Apink is a South Korean girl group, which made a debut in April 2011.

Meaning and history

Apink Logo history

The debut extended play Seven Springs of Apink released in the spring of 2011 already featured their earliest, “black,” logo.

Old logo (2011)

Apink Logo-2011

It featured the name of the group made up of two glyphs. The first glyph was formed by the interlaced (or overlapping) letters “A” and “P,” while the second glyph was a combination of the “I,” “N,” and “K.” How did the designers join the letters within a single glyph? The decision was pretty simple: the letters shared one of their vertical lines. For instance, the right side of the “A” also formed the left line of the “P,” while the left line of the “N” also formed the “I.”
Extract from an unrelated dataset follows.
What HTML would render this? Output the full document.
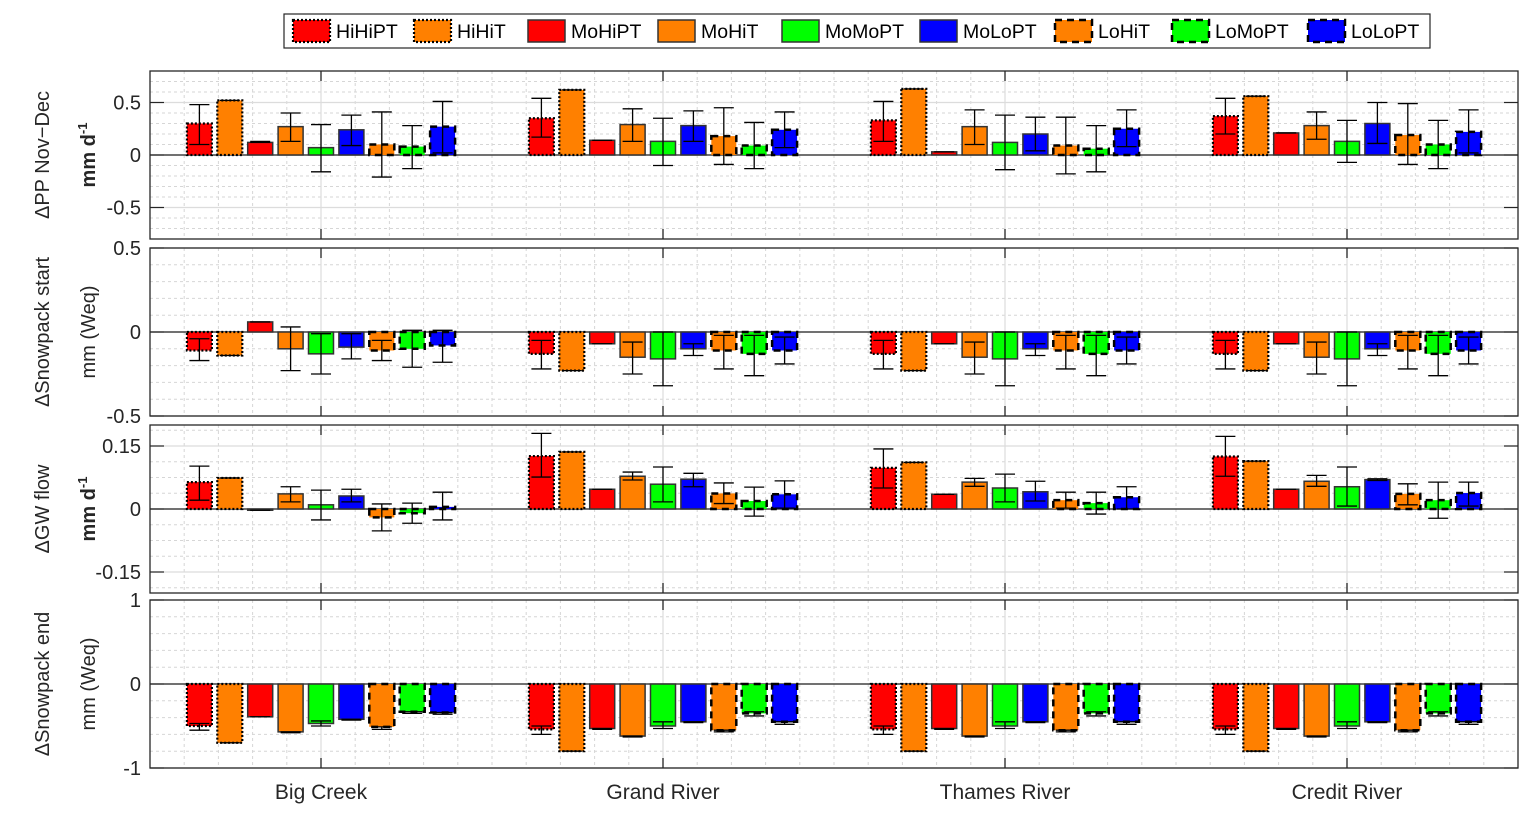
<!DOCTYPE html>
<html><head><meta charset="utf-8"><style>
html,body{margin:0;padding:0;background:#fff;}
svg{display:block;font-family:"Liberation Sans",Arial,sans-serif;}
</style></head><body>
<svg id="chart" width="1532" height="818" viewBox="0 0 1532 818" xmlns="http://www.w3.org/2000/svg"></svg>
<script>
const groups = ["Big Creek","Grand River","Thames River","Credit River"];
const seriesNames = ["HiHiPT","HiHiT","MoHiPT","MoHiT","MoMoPT","MoLoPT","LoHiT","LoMoPT","LoLoPT"];
const seriesColors = ["#ff0000","#ff8000","#ff0000","#ff8000","#00ff00","#0000ff","#ff8000","#00ff00","#0000ff"];
const seriesStyle = ["dot","dot","solid","solid","solid","solid","dash","dash","dash"];

// Panel 1: ΔPP Nov-Dec — values, error low, error high (per group, per series)
const ppVal = [[0.30,0.52,0.12,0.27,0.07,0.24,0.10,0.08,0.27],[0.35,0.62,0.14,0.29,0.13,0.28,0.18,0.09,0.24],[0.33,0.63,0.03,0.27,0.12,0.20,0.09,0.06,0.25],[0.37,0.56,0.21,0.28,0.13,0.30,0.19,0.10,0.22]];
const ppLo  = [[0.10,0.52,0.12,0.13,-0.16,0.09,-0.21,-0.13,0.02],[0.17,0.62,0.14,0.13,-0.10,0.13,-0.09,-0.13,0.07],[0.13,0.63,0.03,0.10,-0.14,0.04,-0.18,-0.16,0.08],[0.20,0.56,0.21,0.15,-0.07,0.11,-0.09,-0.13,0.02]];
const ppHi  = [[0.48,0.52,0.13,0.40,0.29,0.38,0.41,0.28,0.51],[0.54,0.62,0.14,0.44,0.35,0.42,0.45,0.31,0.41],[0.51,0.63,0.03,0.43,0.38,0.36,0.36,0.28,0.43],[0.54,0.56,0.21,0.41,0.33,0.50,0.49,0.33,0.43]];
// Panel 2: ΔSnowpack start
const ssVal = [[-0.11,-0.14,0.06,-0.10,-0.13,-0.09,-0.11,-0.10,-0.08],[-0.13,-0.23,-0.07,-0.15,-0.16,-0.10,-0.11,-0.13,-0.11],[-0.13,-0.23,-0.07,-0.15,-0.16,-0.10,-0.11,-0.13,-0.11],[-0.13,-0.23,-0.07,-0.15,-0.16,-0.10,-0.11,-0.13,-0.11]];
const ssLo  = [[-0.17,-0.14,0.06,-0.23,-0.25,-0.16,-0.17,-0.21,-0.18],[-0.22,-0.23,-0.07,-0.25,-0.32,-0.14,-0.22,-0.26,-0.19],[-0.22,-0.23,-0.07,-0.25,-0.32,-0.14,-0.22,-0.26,-0.19],[-0.22,-0.23,-0.07,-0.25,-0.32,-0.14,-0.22,-0.26,-0.19]];
const ssHi  = [[-0.04,-0.14,0.06,0.03,-0.01,-0.01,-0.05,0.01,0.01],[-0.05,-0.23,-0.07,-0.06,0.00,-0.07,-0.02,-0.02,-0.03],[-0.05,-0.23,-0.07,-0.06,0.00,-0.07,-0.02,-0.02,-0.03],[-0.05,-0.23,-0.07,-0.06,0.00,-0.07,-0.02,-0.02,-0.03]];
// Panel 3: ΔGW flow
const gwVal = [[0.064,0.074,-0.003,0.036,0.010,0.031,-0.020,-0.010,0.005],[0.126,0.136,0.047,0.078,0.059,0.071,0.037,0.019,0.035],[0.098,0.111,0.035,0.064,0.050,0.041,0.021,0.014,0.028],[0.125,0.114,0.047,0.066,0.053,0.070,0.036,0.021,0.038]];
const gwLo  = [[0.021,0.074,-0.003,0.017,-0.026,0.017,-0.052,-0.034,-0.026],[0.076,0.136,0.047,0.069,0.017,0.053,0.013,-0.017,0.002],[0.050,0.111,0.035,0.054,0.017,0.019,0.002,-0.012,0.000],[0.078,0.114,0.047,0.054,0.007,0.068,0.010,-0.022,0.007]];
const gwHi  = [[0.102,0.074,-0.003,0.053,0.045,0.047,0.012,0.014,0.040],[0.180,0.136,0.047,0.088,0.100,0.085,0.062,0.052,0.067],[0.143,0.111,0.035,0.073,0.083,0.066,0.040,0.040,0.053],[0.173,0.114,0.047,0.080,0.100,0.072,0.060,0.064,0.064]];
// Panel 4: ΔSnowpack end
const seVal = [[-0.50,-0.70,-0.39,-0.57,-0.47,-0.42,-0.51,-0.33,-0.34],[-0.54,-0.80,-0.53,-0.62,-0.50,-0.45,-0.55,-0.35,-0.45],[-0.54,-0.80,-0.53,-0.62,-0.50,-0.45,-0.55,-0.35,-0.45],[-0.54,-0.80,-0.53,-0.62,-0.50,-0.45,-0.55,-0.35,-0.45]];
const seLo  = [[-0.55,-0.70,-0.39,-0.58,-0.50,-0.43,-0.54,-0.35,-0.36],[-0.60,-0.80,-0.54,-0.63,-0.53,-0.46,-0.57,-0.38,-0.48],[-0.60,-0.80,-0.54,-0.63,-0.53,-0.46,-0.57,-0.38,-0.48],[-0.60,-0.80,-0.54,-0.63,-0.53,-0.46,-0.57,-0.38,-0.48]];
const seHi  = [[-0.47,-0.70,-0.39,-0.57,-0.44,-0.42,-0.51,-0.33,-0.34],[-0.50,-0.80,-0.53,-0.62,-0.45,-0.45,-0.55,-0.33,-0.45],[-0.50,-0.80,-0.53,-0.62,-0.45,-0.45,-0.55,-0.33,-0.45],[-0.50,-0.80,-0.53,-0.62,-0.45,-0.45,-0.55,-0.33,-0.45]];

const ppTicks = ["0.5","0","-0.5"];
const ssTicks = ["0.5","0","-0.5"];
const gwTicks = ["0.15","0","-0.15"];
const seTicks = ["1","0","-1"];

const NS="http://www.w3.org/2000/svg";
const svg=document.getElementById('chart');
function mk(tag,attrs,parent){const e=document.createElementNS(NS,tag);for(const k in attrs)e.setAttribute(k,attrs[k]);(parent||svg).appendChild(e);return e;}

const X0=150,X1=1518;
function xs(u){return X0+(u+0.5)*(X1-X0)/4;}
const barStep=30.4, barW=25;

const panels=[
 {name:"pp",top:71,bot:239,min:-0.8,max:0.8,major:[0.5,0,-0.5],labels:ppTicks,minor:0.1,val:ppVal,lo:ppLo,hi:ppHi,t1:"\u0394PP Nov\u2212Dec",t2:"mm d",sup:true},
 {name:"snow-start",top:248,bot:416,min:-0.5,max:0.5,major:[0.5,0,-0.5],labels:ssTicks,minor:0.1,val:ssVal,lo:ssLo,hi:ssHi,t1:"\u0394Snowpack  start",t2:"mm (Weq)",sup:false},
 {name:"gw-flow",top:425,bot:593,min:-0.2,max:0.2,major:[0.15,0,-0.15],labels:gwTicks,minor:0.0375,val:gwVal,lo:gwLo,hi:gwHi,t1:"\u0394GW flow",t2:"mm d",sup:true},
 {name:"snow-end",top:600,bot:768,min:-1,max:1,major:[1,0,-1],labels:seTicks,minor:0.2,val:seVal,lo:seLo,hi:seHi,t1:"\u0394Snowpack end",t2:"mm (Weq)",sup:false}
];

panels.forEach(p=>{
  const g=mk('g',{});
  
  
  const ys=v=>p.bot-(v-p.min)/(p.max-p.min)*(p.bot-p.top);
  for(let v=0;v<=p.max+1e-9;v+=p.minor){[v,-v].forEach(w=>{if(w>=p.min&&w<=p.max)mk('line',{x1:X0,x2:X1,y1:ys(w),y2:ys(w),stroke:'#d6d6d6','stroke-dasharray':'3,3','stroke-width':1},g);});}
  for(let k=-5;k<=35;k++){const x=xs(k/10);if(k%10===0)continue;mk('line',{x1:x,x2:x,y1:p.top,y2:p.bot,stroke:'#d6d6d6','stroke-dasharray':'3,3','stroke-width':1},g);}
  p.major.forEach(v=>mk('line',{x1:X0,x2:X1,y1:ys(v),y2:ys(v),stroke:'#dcdcdc','stroke-width':1.2},g));
  for(let i=0;i<4;i++){const x=xs(i);mk('line',{x1:x,x2:x,y1:p.top,y2:p.bot,stroke:'#dcdcdc','stroke-width':1.2},g);}
  mk('line',{x1:X0,x2:X1,y1:ys(0),y2:ys(0),stroke:'#222','stroke-width':1.2},g);
  for(let gi=0;gi<4;gi++){
    for(let s=0;s<9;s++){
      const cx=xs(gi)+(s-4)*barStep;
      const v=p.val[gi][s];
      const y0=ys(0),y1=ys(v);
      const attrs={x:cx-barW/2,y:Math.min(y0,y1),width:barW,height:Math.max(Math.abs(y1-y0),0.8),fill:seriesColors[s]};
      if(seriesStyle[s]==='dot'){attrs.stroke='#000';attrs['stroke-width']=2.2;attrs['stroke-dasharray']='2,2';}
      else if(seriesStyle[s]==='dash'){attrs.stroke='#000';attrs['stroke-width']=2.5;attrs['stroke-dasharray']='7,5';}
      else {attrs.stroke='#333';attrs['stroke-width']=1.5;}
      const r=mk('rect',attrs,g);
      
      
      const yl=ys(p.lo[gi][s]),yh=ys(p.hi[gi][s]);
      const eb=mk('path',{d:`M${cx},${yl}V${yh}M${cx-10},${yl}H${cx+10}M${cx-10},${yh}H${cx+10}`,stroke:'#000','stroke-width':1.3,fill:'none'},g);
      
      
    }
  }
  mk('rect',{x:X0,y:p.top,width:X1-X0,height:p.bot-p.top,fill:'none',stroke:'#262626','stroke-width':1.3},g);
  p.major.forEach((v,i)=>{
    const y=ys(v);
    mk('line',{x1:X0,x2:X0+14,y1:y,y2:y,stroke:'#262626','stroke-width':1.2},g);
    mk('line',{x1:X1-14,x2:X1,y1:y,y2:y,stroke:'#262626','stroke-width':1.2},g);
    const t=mk('text',{x:141,y:y+7,'text-anchor':'end','font-size':20,fill:'#262626'},g);
    t.textContent=p.labels[i];
    
    
  });
  for(let i=0;i<4;i++){const x=xs(i);
    mk('line',{x1:x,x2:x,y1:p.top,y2:p.top+10,stroke:'#262626','stroke-width':1.3},g);
    mk('line',{x1:x,x2:x,y1:p.bot-10,y2:p.bot,stroke:'#262626','stroke-width':1.3},g);}
  const cy=(p.top+p.bot)/2;
  const t1=mk('text',{x:0,y:0,transform:`translate(49,${cy}) rotate(-90)`,'text-anchor':'middle','font-size':20,fill:'#262626'},g);
  t1.textContent=p.t1;
  
  
  const t2=mk('text',{x:0,y:0,transform:`translate(95,${cy}) rotate(-90)`,'text-anchor':'middle','font-size':20,fill:'#262626','font-weight':p.sup?'bold':'normal'},g);
  t2.textContent=p.t2;
  if(p.sup){const ts=mk('tspan',{dy:-8,'font-size':13},t2);ts.textContent='-1';}
  
  
});

groups.forEach((n,i)=>{
  const t=mk('text',{x:xs(i),y:799,'text-anchor':'middle','font-size':21,fill:'#262626'});
  t.textContent=n;
  
  
});

const lg=mk('g',{});


mk('rect',{x:284,y:14,width:1146,height:34,fill:'#fff',stroke:'#262626','stroke-width':1.2},lg);
const lx=[293,414,528,658,782,920,1055,1172,1308];
seriesNames.forEach((n,s)=>{
  const e=mk('g',{},lg);
  
  
  const a={x:lx[s],y:20,width:37,height:22,fill:seriesColors[s]};
  if(seriesStyle[s]==='dot'){a.stroke='#000';a['stroke-width']=2.2;a['stroke-dasharray']='2,2';}
  else if(seriesStyle[s]==='dash'){a.stroke='#000';a['stroke-width']=2.5;a['stroke-dasharray']='7,5';}
  else {a.stroke='#333';a['stroke-width']=1.5;}
  mk('rect',a,e);
  const t=mk('text',{x:lx[s]+43,y:38,'font-size':19.5,fill:'#000'},e);
  t.textContent=n;
});
</script>
</body></html>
The logo had a visual rhythm due to the similar curves of the initial letter, the “A,” and the final letter, the “R.” The only pink element, the diamond “dot” above the “I” formed the center, implying some sort of symmetry. All this made the design stylish and memorable.

On the downside, the intricate style worsened the legibility. You would have hardly figured out the name of the band unless you were already familiar with it. Also, the multiple sharp angles didn’t look as delicate and feminine as the members of the groups.

You can spot this version of the logo on the covers of their LPs and albums (Snow Pink from 2011, for instance), while quite a few other releases did not include it (their debut full-length studio album Une Année from 2012 and their third mini-album Secret Garden from 2013, to name just two).

Current emblem (since 2014)

Apink Logo

The logo exists in at least two versions, a full one, and a short one.

The full logo includes the name of the band placed inside a stylized heart. In the short version, the heart is not used.

The updated design loses the symmetry and rhythm of its predecessor. In return, it gets a tender, unmistakably feminine style. You can feel it in the soft curves of the glyphs, in the muted pink color, to say nothing of the heart shape. The wordmark seems to have been formed by a ribbon, which only reinforces the sweet feminine style.

Also, there is a provocative touch, which appears due to the way the “k” looks (it is similar to a bow and tempts you to untie it).

While the legibility of this version is much better than that of its predecessor, the “k” glyph still looks more like an “x.” In other words, you still can’t figure out the name of the group from its logo, unless you already know it.

Some of the releases where the “ribbon” Apink logo can be seen on the cover include their second full-length studio album Pink Memory, the debut Japanese album Pink Season, mini-albums Pink Luv (2015) and Pink Up (2017), to name just a few.